* Begin Recorded information *

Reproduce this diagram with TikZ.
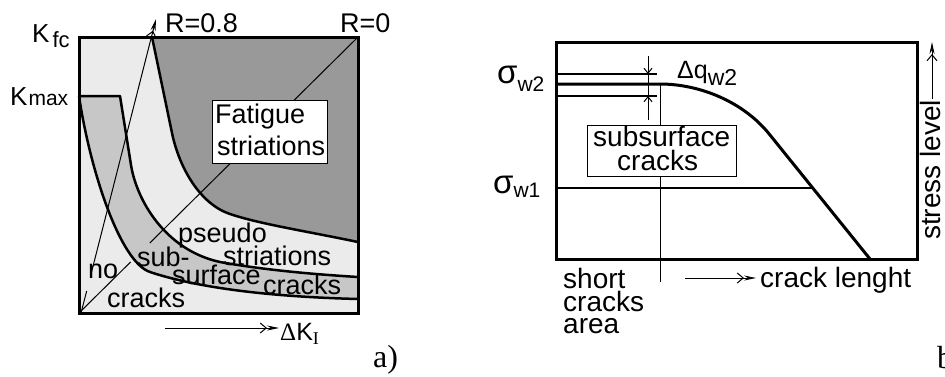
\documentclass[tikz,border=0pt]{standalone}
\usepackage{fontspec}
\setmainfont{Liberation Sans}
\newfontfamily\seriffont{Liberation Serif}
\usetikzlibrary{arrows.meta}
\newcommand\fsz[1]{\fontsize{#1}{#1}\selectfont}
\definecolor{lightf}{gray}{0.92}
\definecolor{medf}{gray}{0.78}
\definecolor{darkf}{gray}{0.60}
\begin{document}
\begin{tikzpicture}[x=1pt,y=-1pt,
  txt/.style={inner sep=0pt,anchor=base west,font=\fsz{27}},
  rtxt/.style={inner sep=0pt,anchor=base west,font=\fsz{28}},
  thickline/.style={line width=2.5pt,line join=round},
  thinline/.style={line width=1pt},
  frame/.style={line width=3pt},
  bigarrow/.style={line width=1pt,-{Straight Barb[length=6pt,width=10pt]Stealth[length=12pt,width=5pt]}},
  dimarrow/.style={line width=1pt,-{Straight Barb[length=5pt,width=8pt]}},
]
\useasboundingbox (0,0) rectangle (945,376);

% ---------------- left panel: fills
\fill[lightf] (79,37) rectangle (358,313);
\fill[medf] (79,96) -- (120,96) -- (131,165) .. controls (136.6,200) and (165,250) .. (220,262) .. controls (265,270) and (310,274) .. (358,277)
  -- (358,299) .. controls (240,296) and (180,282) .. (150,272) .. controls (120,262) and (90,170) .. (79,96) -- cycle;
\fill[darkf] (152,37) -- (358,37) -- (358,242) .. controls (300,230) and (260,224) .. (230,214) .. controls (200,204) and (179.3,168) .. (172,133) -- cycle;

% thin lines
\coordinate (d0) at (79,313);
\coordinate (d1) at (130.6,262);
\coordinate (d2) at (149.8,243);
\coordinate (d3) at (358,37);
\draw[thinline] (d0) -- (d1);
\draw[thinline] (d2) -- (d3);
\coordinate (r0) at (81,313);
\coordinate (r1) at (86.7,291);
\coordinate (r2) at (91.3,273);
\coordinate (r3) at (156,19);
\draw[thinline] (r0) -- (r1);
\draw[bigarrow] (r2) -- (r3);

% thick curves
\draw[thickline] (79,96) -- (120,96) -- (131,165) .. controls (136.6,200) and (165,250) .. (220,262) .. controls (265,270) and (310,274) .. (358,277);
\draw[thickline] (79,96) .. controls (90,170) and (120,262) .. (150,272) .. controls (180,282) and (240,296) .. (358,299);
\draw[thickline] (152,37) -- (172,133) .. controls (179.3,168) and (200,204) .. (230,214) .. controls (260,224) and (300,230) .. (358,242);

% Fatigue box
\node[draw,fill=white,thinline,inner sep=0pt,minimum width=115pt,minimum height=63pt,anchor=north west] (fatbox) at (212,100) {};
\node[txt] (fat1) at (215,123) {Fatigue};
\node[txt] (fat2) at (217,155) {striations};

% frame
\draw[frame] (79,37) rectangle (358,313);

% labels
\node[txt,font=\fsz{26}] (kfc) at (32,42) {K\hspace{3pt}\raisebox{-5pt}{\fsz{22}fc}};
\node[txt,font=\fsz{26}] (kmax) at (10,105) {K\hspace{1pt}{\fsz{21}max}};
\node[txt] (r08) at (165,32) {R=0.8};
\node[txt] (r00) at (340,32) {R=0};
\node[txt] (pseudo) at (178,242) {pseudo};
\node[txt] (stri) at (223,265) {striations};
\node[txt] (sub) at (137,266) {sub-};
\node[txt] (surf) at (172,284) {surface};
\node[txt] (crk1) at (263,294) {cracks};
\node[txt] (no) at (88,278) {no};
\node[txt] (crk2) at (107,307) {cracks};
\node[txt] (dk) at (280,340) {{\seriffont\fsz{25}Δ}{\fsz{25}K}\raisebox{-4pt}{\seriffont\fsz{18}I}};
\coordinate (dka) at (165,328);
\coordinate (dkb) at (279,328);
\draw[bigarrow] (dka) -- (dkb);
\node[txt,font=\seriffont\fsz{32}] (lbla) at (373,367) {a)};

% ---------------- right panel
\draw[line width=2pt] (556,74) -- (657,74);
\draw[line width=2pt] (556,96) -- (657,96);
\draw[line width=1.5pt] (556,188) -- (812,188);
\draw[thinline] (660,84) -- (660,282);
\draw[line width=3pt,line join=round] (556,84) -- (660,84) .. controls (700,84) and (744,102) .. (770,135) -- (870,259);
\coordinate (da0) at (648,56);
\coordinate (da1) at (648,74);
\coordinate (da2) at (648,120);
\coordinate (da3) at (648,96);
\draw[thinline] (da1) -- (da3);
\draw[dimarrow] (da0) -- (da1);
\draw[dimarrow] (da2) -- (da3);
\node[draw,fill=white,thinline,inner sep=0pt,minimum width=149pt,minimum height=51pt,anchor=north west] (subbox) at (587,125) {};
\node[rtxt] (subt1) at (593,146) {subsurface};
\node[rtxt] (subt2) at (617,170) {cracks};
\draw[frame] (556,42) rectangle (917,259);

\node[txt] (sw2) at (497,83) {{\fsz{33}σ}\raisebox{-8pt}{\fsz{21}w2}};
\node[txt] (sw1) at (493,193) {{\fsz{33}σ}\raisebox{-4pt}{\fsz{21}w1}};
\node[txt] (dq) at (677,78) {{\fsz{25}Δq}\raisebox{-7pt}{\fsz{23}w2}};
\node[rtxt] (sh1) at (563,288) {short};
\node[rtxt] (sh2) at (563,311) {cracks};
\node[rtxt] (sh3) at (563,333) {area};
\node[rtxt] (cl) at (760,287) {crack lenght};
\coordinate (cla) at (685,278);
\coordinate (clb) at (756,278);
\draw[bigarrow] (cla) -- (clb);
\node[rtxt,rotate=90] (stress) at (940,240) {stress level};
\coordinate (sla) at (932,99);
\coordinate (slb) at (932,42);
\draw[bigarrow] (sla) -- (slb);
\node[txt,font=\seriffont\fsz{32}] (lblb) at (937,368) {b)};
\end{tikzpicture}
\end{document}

* End Recorded information *

• _What the exercise asks_
Print the complete listing exactly, apart from any pictures.

• _Response to this exercise_
Reproduce this diagram with TikZ.
\documentclass[tikz,border=0pt]{standalone}
\usepackage{fontspec}
\setmainfont{Liberation Sans}
\newfontfamily\seriffont{Liberation Serif}
\usetikzlibrary{arrows.meta}
\newcommand\fsz[1]{\fontsize{#1}{#1}\selectfont}
\definecolor{lightf}{gray}{0.92}
\definecolor{medf}{gray}{0.78}
\definecolor{darkf}{gray}{0.60}
\begin{document}
\begin{tikzpicture}[x=1pt,y=-1pt,
  txt/.style={inner sep=0pt,anchor=base west,font=\fsz{27}},
  rtxt/.style={inner sep=0pt,anchor=base west,font=\fsz{28}},
  thickline/.style={line width=2.5pt,line join=round},
  thinline/.style={line width=1pt},
  frame/.style={line width=3pt},
  bigarrow/.style={line width=1pt,-{Straight Barb[length=6pt,width=10pt]Stealth[length=12pt,width=5pt]}},
  dimarrow/.style={line width=1pt,-{Straight Barb[length=5pt,width=8pt]}},
]
\useasboundingbox (0,0) rectangle (945,376);

% ---------------- left panel: fills
\fill[lightf] (79,37) rectangle (358,313);
\fill[medf] (79,96) -- (120,96) -- (131,165) .. controls (136.6,200) and (165,250) .. (220,262) .. controls (265,270) and (310,274) .. (358,277)
  -- (358,299) .. controls (240,296) and (180,282) .. (150,272) .. controls (120,262) and (90,170) .. (79,96) -- cycle;
\fill[darkf] (152,37) -- (358,37) -- (358,242) .. controls (300,230) and (260,224) .. (230,214) .. controls (200,204) and (179.3,168) .. (172,133) -- cycle;

% thin lines
\coordinate (d0) at (79,313);
\coordinate (d1) at (130.6,262);
\coordinate (d2) at (149.8,243);
\coordinate (d3) at (358,37);
\draw[thinline] (d0) -- (d1);
\draw[thinline] (d2) -- (d3);
\coordinate (r0) at (81,313);
\coordinate (r1) at (86.7,291);
\coordinate (r2) at (91.3,273);
\coordinate (r3) at (156,19);
\draw[thinline] (r0) -- (r1);
\draw[bigarrow] (r2) -- (r3);

% thick curves
\draw[thickline] (79,96) -- (120,96) -- (131,165) .. controls (136.6,200) and (165,250) .. (220,262) .. controls (265,270) and (310,274) .. (358,277);
\draw[thickline] (79,96) .. controls (90,170) and (120,262) .. (150,272) .. controls (180,282) and (240,296) .. (358,299);
\draw[thickline] (152,37) -- (172,133) .. controls (179.3,168) and (200,204) .. (230,214) .. controls (260,224) and (300,230) .. (358,242);

% Fatigue box
\node[draw,fill=white,thinline,inner sep=0pt,minimum width=115pt,minimum height=63pt,anchor=north west] (fatbox) at (212,100) {};
\node[txt] (fat1) at (215,123) {Fatigue};
\node[txt] (fat2) at (217,155) {striations};

% frame
\draw[frame] (79,37) rectangle (358,313);

% labels
\node[txt,font=\fsz{26}] (kfc) at (32,42) {K\hspace{3pt}\raisebox{-5pt}{\fsz{22}fc}};
\node[txt,font=\fsz{26}] (kmax) at (10,105) {K\hspace{1pt}{\fsz{21}max}};
\node[txt] (r08) at (165,32) {R=0.8};
\node[txt] (r00) at (340,32) {R=0};
\node[txt] (pseudo) at (178,242) {pseudo};
\node[txt] (stri) at (223,265) {striations};
\node[txt] (sub) at (137,266) {sub-};
\node[txt] (surf) at (172,284) {surface};
\node[txt] (crk1) at (263,294) {cracks};
\node[txt] (no) at (88,278) {no};
\node[txt] (crk2) at (107,307) {cracks};
\node[txt] (dk) at (280,340) {{\seriffont\fsz{25}Δ}{\fsz{25}K}\raisebox{-4pt}{\seriffont\fsz{18}I}};
\coordinate (dka) at (165,328);
\coordinate (dkb) at (279,328);
\draw[bigarrow] (dka) -- (dkb);
\node[txt,font=\seriffont\fsz{32}] (lbla) at (373,367) {a)};

% ---------------- right panel
\draw[line width=2pt] (556,74) -- (657,74);
\draw[line width=2pt] (556,96) -- (657,96);
\draw[line width=1.5pt] (556,188) -- (812,188);
\draw[thinline] (660,84) -- (660,282);
\draw[line width=3pt,line join=round] (556,84) -- (660,84) .. controls (700,84) and (744,102) .. (770,135) -- (870,259);
\coordinate (da0) at (648,56);
\coordinate (da1) at (648,74);
\coordinate (da2) at (648,120);
\coordinate (da3) at (648,96);
\draw[thinline] (da1) -- (da3);
\draw[dimarrow] (da0) -- (da1);
\draw[dimarrow] (da2) -- (da3);
\node[draw,fill=white,thinline,inner sep=0pt,minimum width=149pt,minimum height=51pt,anchor=north west] (subbox) at (587,125) {};
\node[rtxt] (subt1) at (593,146) {subsurface};
\node[rtxt] (subt2) at (617,170) {cracks};
\draw[frame] (556,42) rectangle (917,259);

\node[txt] (sw2) at (497,83) {{\fsz{33}σ}\raisebox{-8pt}{\fsz{21}w2}};
\node[txt] (sw1) at (493,193) {{\fsz{33}σ}\raisebox{-4pt}{\fsz{21}w1}};
\node[txt] (dq) at (677,78) {{\fsz{25}Δq}\raisebox{-7pt}{\fsz{23}w2}};
\node[rtxt] (sh1) at (563,288) {short};
\node[rtxt] (sh2) at (563,311) {cracks};
\node[rtxt] (sh3) at (563,333) {area};
\node[rtxt] (cl) at (760,287) {crack lenght};
\coordinate (cla) at (685,278);
\coordinate (clb) at (756,278);
\draw[bigarrow] (cla) -- (clb);
\node[rtxt,rotate=90] (stress) at (940,240) {stress level};
\coordinate (sla) at (932,99);
\coordinate (slb) at (932,42);
\draw[bigarrow] (sla) -- (slb);
\node[txt,font=\seriffont\fsz{32}] (lblb) at (937,368) {b)};
\end{tikzpicture}
\end{document}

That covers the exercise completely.